— begin INFORMATION SUPPLIED —

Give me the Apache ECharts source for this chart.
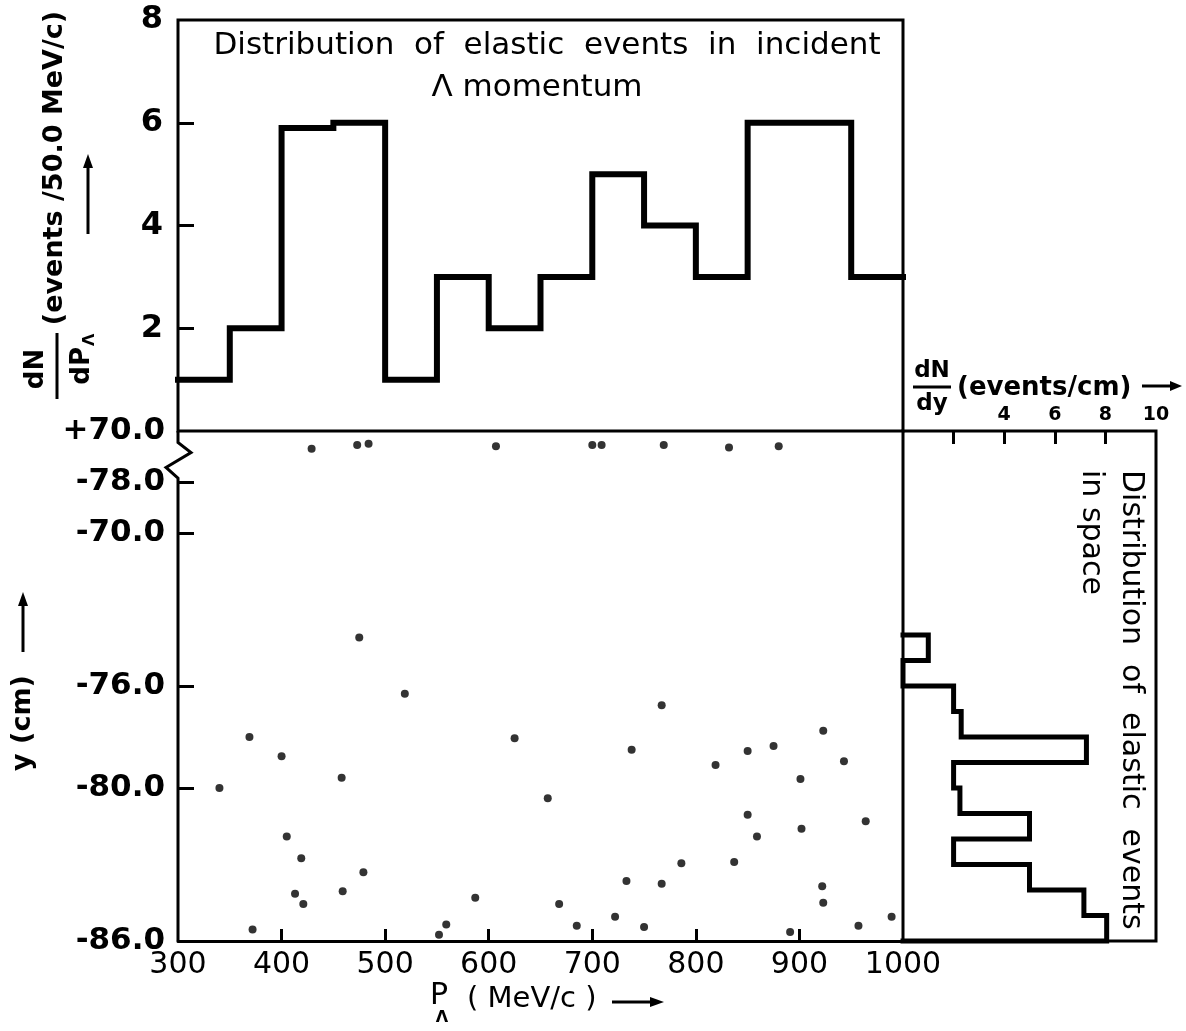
<!DOCTYPE html>
<html>
<head>
<meta charset="utf-8">
<title>Distribution of elastic events</title>
<script src="https://cdn.jsdelivr.net/npm/echarts@6/dist/echarts.min.js"></script>
<style>
  html, body { margin: 0; padding: 0; background: #fff; }
  #chart { width: 1186px; height: 1031px; }
</style>
</head>
<body>
<div id="chart"></div>
<script>
// incident momentum histogram, 50 MeV/c bins
const momentumEdges = [300, 350, 400, 450, 500, 550, 600, 650, 700, 750, 800, 850, 900, 950, 1000];
const momentumCounts = [1, 2, 5.9, 6, 1, 3, 2, 3, 5, 4, 3, 6, 6, 3];

// spatial histogram (events/cm), 1 cm bins going down from -74
const spaceEdges = [-74, -75, -76, -77, -78, -79, -80, -81, -82, -83, -84, -85, -86];
const spaceCounts = [1, 0, 2, 2.3, 7.25, 2, 2.25, 5, 2, 5, 7.15, 8.05];

// single events: momentum (MeV/c) and y (cm, plotted scale; top row sits above the break)
const eventP = [
  429, 473, 484, 607, 700, 709, 769, 832, 880,
  475, 519, 767, 340, 369, 400, 458, 625, 738, 819, 850, 875, 923, 943, 901,
  657, 850, 964, 902, 859, 405, 419, 479, 786, 837, 733, 767, 922, 413, 459,
  421, 587, 668, 923, 722, 989, 372, 559, 552, 685, 750, 891, 957
];
const eventY = [
  -66.7, -66.55, -66.5, -66.6, -66.55, -66.55, -66.55, -66.65, -66.6,
  -74.1, -76.3, -76.75, -80.0, -78.0, -78.75, -79.6, -78.05, -78.5, -79.1, -78.55, -78.35, -77.75, -78.95, -79.65,
  -80.4, -81.05, -81.3, -81.6, -81.9, -81.9, -82.75, -83.3, -82.95, -82.9, -83.65, -83.75, -83.85, -84.15, -84.05,
  -84.55, -84.3, -84.55, -84.5, -85.05, -85.05, -85.55, -85.35, -85.75, -85.4, -85.45, -85.65, -85.4
];

// axis ticks and labels as printed
const pLabels = [300, 400, 500, 600, 700, 800, 900, 1000];
const pTicks = [400, 500, 600, 700, 800, 900];
const rateLabels = [2, 4, 6, 8];
const rateTicks = [2, 4, 6];
const yValues = [-86, -80, -76, -70, -68, -66];
const yLabels = ["-86.0", "-80.0", "-76.0", "-70.0", "-78.0", "+70.0"];
const yTicks = [-80, -76, -70, -68];
const dndyLabels = [4, 6, 8, 10];
const dndyTicks = [2, 4, 6, 8];

const FONT = '"DejaVu Sans", sans-serif';
const INK = "#000";

const momentumLine = [];
momentumCounts.forEach((c, i) => momentumLine.push([momentumEdges[i], c], [momentumEdges[i + 1], c]));

const spaceLine = [[0, spaceEdges[0]]];
spaceCounts.forEach((c, i) => spaceLine.push([c, spaceEdges[i]], [c, spaceEdges[i + 1]]));
spaceLine.push([0, spaceEdges[spaceEdges.length - 1]]);

const events = eventP.map((p, i) => [p, eventY[i]]);

function txt(text, x, y, size, extra, rotation) {
  return {
    type: "text",
    x: x,
    y: y,
    rotation: rotation || 0,
    style: Object.assign({
      text: text,
      fill: INK,
      fontSize: size,
      fontFamily: FONT,
      fontWeight: "normal",
      align: "center",
      verticalAlign: "middle",
      textAlign: "center",
      textVerticalAlign: "middle",
    }, extra || {}),
  };
}

function arrow(x1, y1, x2, y2, head) {
  const dx = x2 - x1, dy = y2 - y1, len = Math.hypot(dx, dy);
  const ux = dx / len, uy = dy / len;
  const hl = head || 14, hw = 5;
  const bx = x2 - ux * hl, by = y2 - uy * hl;
  return [
    { type: "line", shape: { x1: x1, y1: y1, x2: bx, y2: by }, style: { stroke: INK, lineWidth: 3 } },
    {
      type: "polygon",
      shape: { points: [[x2, y2], [bx - uy * hw, by + ux * hw], [bx + uy * hw, by - ux * hw]] },
      style: { fill: INK },
    },
  ];
}

const chart = echarts.init(document.getElementById("chart"));

const tickStyle = { color: INK, width: 3 };
const boldLabel = (size) => ({ color: INK, fontSize: size, fontFamily: FONT, fontWeight: "bold" });

chart.setOption({
  animation: false,
  backgroundColor: "#fff",
  grid: [
    { left: 178, top: 20, width: 725, height: 411, show: true, borderColor: INK, borderWidth: 3, outerBoundsMode: "none" },
    { left: 178, top: 431, width: 725, height: 510, show: false, outerBoundsMode: "none" },
    { left: 903, top: 431, width: 253, height: 510, show: true, borderColor: INK, borderWidth: 3, outerBoundsMode: "none" },
  ],
  xAxis: [
    { gridIndex: 0, type: "value", min: 300, max: 1000, show: false },
    {
      gridIndex: 1, type: "value", min: 300, max: 1000,
      axisLine: { show: true, onZero: false, lineStyle: { color: INK, width: 3 } },
      axisTick: { show: true, inside: true, length: 12, lineStyle: tickStyle, customValues: pTicks },
      axisLabel: {
        customValues: pLabels, color: INK, fontSize: 30, fontFamily: FONT, margin: 9,
        formatter: (v) => String(v),
      },
      splitLine: { show: false },
    },
    {
      gridIndex: 2, type: "value", min: 0, max: 10, position: "top",
      axisLine: { show: false, onZero: false },
      axisTick: { show: true, inside: true, length: 13, lineStyle: tickStyle, customValues: dndyTicks },
      axisLabel: Object.assign({ customValues: dndyLabels, margin: 6 }, boldLabel(19)),
      splitLine: { show: false },
    },
  ],
  yAxis: [
    {
      gridIndex: 0, type: "value", min: 0, max: 8,
      axisLine: { show: false, onZero: false },
      axisTick: { show: true, inside: true, length: 16, lineStyle: tickStyle, customValues: rateTicks },
      axisLabel: Object.assign({ customValues: rateLabels, margin: 15 }, boldLabel(32)),
      splitLine: { show: false },
    },
    {
      gridIndex: 1, type: "value", min: -86, max: -66,
      axisLine: { show: false, onZero: false },
      axisTick: { show: true, inside: true, length: 16, lineStyle: tickStyle, customValues: yTicks },
      axisLabel: Object.assign({
        customValues: yValues,
        margin: 13,
        formatter: (v) => {
          const i = yValues.indexOf(v);
          return i >= 0 ? yLabels[i] : "";
        },
      }, boldLabel(31)),
      splitLine: { show: false },
    },
    { gridIndex: 2, type: "value", min: -86, max: -66, show: false },
  ],
  series: [
    {
      name: "momentum",
      type: "line",
      xAxisIndex: 0, yAxisIndex: 0,
      data: momentumLine,
      symbol: "none",
      clip: false,
      lineStyle: { color: INK, width: 6, join: "miter", cap: "square" },
    },
    {
      name: "space",
      type: "line",
      xAxisIndex: 2, yAxisIndex: 2,
      data: spaceLine,
      symbol: "none",
      clip: false,
      lineStyle: { color: INK, width: 5, join: "miter", cap: "square" },
    },
    {
      name: "events",
      type: "scatter",
      xAxisIndex: 1, yAxisIndex: 1,
      data: events,
      symbol: "circle",
      symbolSize: 8,
      itemStyle: { color: INK },
    },
  ],
});

// left axis of the lower panel with its break mark, placed through the axis scale
const axTop = chart.convertToPixel({ gridIndex: 1 }, [300, -66]);
const axBot = chart.convertToPixel({ gridIndex: 1 }, [300, -86]);
const brA = chart.convertToPixel({ gridIndex: 1 }, [300, -66.45])[1];
const brB = chart.convertToPixel({ gridIndex: 1 }, [300, -67.85])[1];
const ax = axTop[0];
const zig = {
  type: "polyline",
  shape: {
    points: [
      [ax, axTop[1]], [ax, brA], [ax + 13, brA + 10], [ax - 12, brA + 25], [ax, brB], [ax, axBot[1]],
    ],
  },
  style: { stroke: INK, lineWidth: 3, fill: null, lineJoin: "miter" },
};

const R90 = Math.PI / 2;
const graphics = [zig]
  // title in the upper panel
  .concat([
    txt("Distribution  of  elastic  events  in  incident", 547, 46, 31),
    txt("Λ momentum", 537, 88, 31),
  ])
  // dN/dPΛ axis name
  .concat([{
    type: "group",
    x: 57, y: 369, rotation: R90,
    children: [
      txt("dN", 0, -21, 26, { fontWeight: "bold" }),
      { type: "line", shape: { x1: -30, y1: 0, x2: 36, y2: 0 }, style: { stroke: INK, lineWidth: 3 } },
      txt("dP", 22, 25, 26, { fontWeight: "bold", align: "right", textAlign: "right" }),
      txt("Λ", 23, 33, 16, { fontWeight: "bold", align: "left", textAlign: "left" }),
    ],
  }])
  .concat([txt("(events /50.0 MeV/c)", 55, 168, 27, { fontWeight: "bold" }, R90)])
  .concat(arrow(88, 234, 88, 154))
  // y (cm) axis name
  .concat([txt("y (cm)", 23, 723, 27, { fontWeight: "bold" }, R90)])
  .concat(arrow(23, 652, 23, 592))
  // P_Λ axis name
  .concat([
    txt("P", 439, 996, 30),
    txt("Λ", 442, 1018, 16, { fontWeight: "bold" }),
    txt("( MeV/c )", 467, 999, 29, { align: "left", textAlign: "left" }),
  ])
  .concat(arrow(612, 1002, 664, 1002))
  // dN/dy axis name on the right panel
  .concat([
    txt("dN", 932, 371, 23, { fontWeight: "bold" }),
    { type: "line", shape: { x1: 913, y1: 387, x2: 951, y2: 387 }, style: { stroke: INK, lineWidth: 3 } },
    txt("dy", 932, 404, 23, { fontWeight: "bold" }),
    txt("(events/cm)", 957, 388, 26, { fontWeight: "bold", align: "left", textAlign: "left" }),
  ])
  .concat(arrow(1142, 386, 1182, 386, 12))
  // rotated caption of the right panel
  .concat([
    txt("Distribution  of  elastic  events", 1131, 470, 30, { align: "left", textAlign: "left" }, -R90),
    txt("in space", 1091, 470, 30, { align: "left", textAlign: "left" }, -R90),
  ]);

chart.setOption({ graphic: graphics });
</script>
</body>
</html>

— end INFORMATION SUPPLIED —

> **THE EXERCISE**: Starting with the first line of the data above and ending with the line containing "5, 7.15, 8.05];", please restate every line exactly, leaving images out.

> **RESULT FOR THIS TASK**:
Give me the Apache ECharts source for this chart.
<!DOCTYPE html>
<html>
<head>
<meta charset="utf-8">
<title>Distribution of elastic events</title>
<script src="https://cdn.jsdelivr.net/npm/echarts@6/dist/echarts.min.js"></script>
<style>
  html, body { margin: 0; padding: 0; background: #fff; }
  #chart { width: 1186px; height: 1031px; }
</style>
</head>
<body>
<div id="chart"></div>
<script>
// incident momentum histogram, 50 MeV/c bins
const momentumEdges = [300, 350, 400, 450, 500, 550, 600, 650, 700, 750, 800, 850, 900, 950, 1000];
const momentumCounts = [1, 2, 5.9, 6, 1, 3, 2, 3, 5, 4, 3, 6, 6, 3];

// spatial histogram (events/cm), 1 cm bins going down from -74
const spaceEdges = [-74, -75, -76, -77, -78, -79, -80, -81, -82, -83, -84, -85, -86];
const spaceCounts = [1, 0, 2, 2.3, 7.25, 2, 2.25, 5, 2, 5, 7.15, 8.05];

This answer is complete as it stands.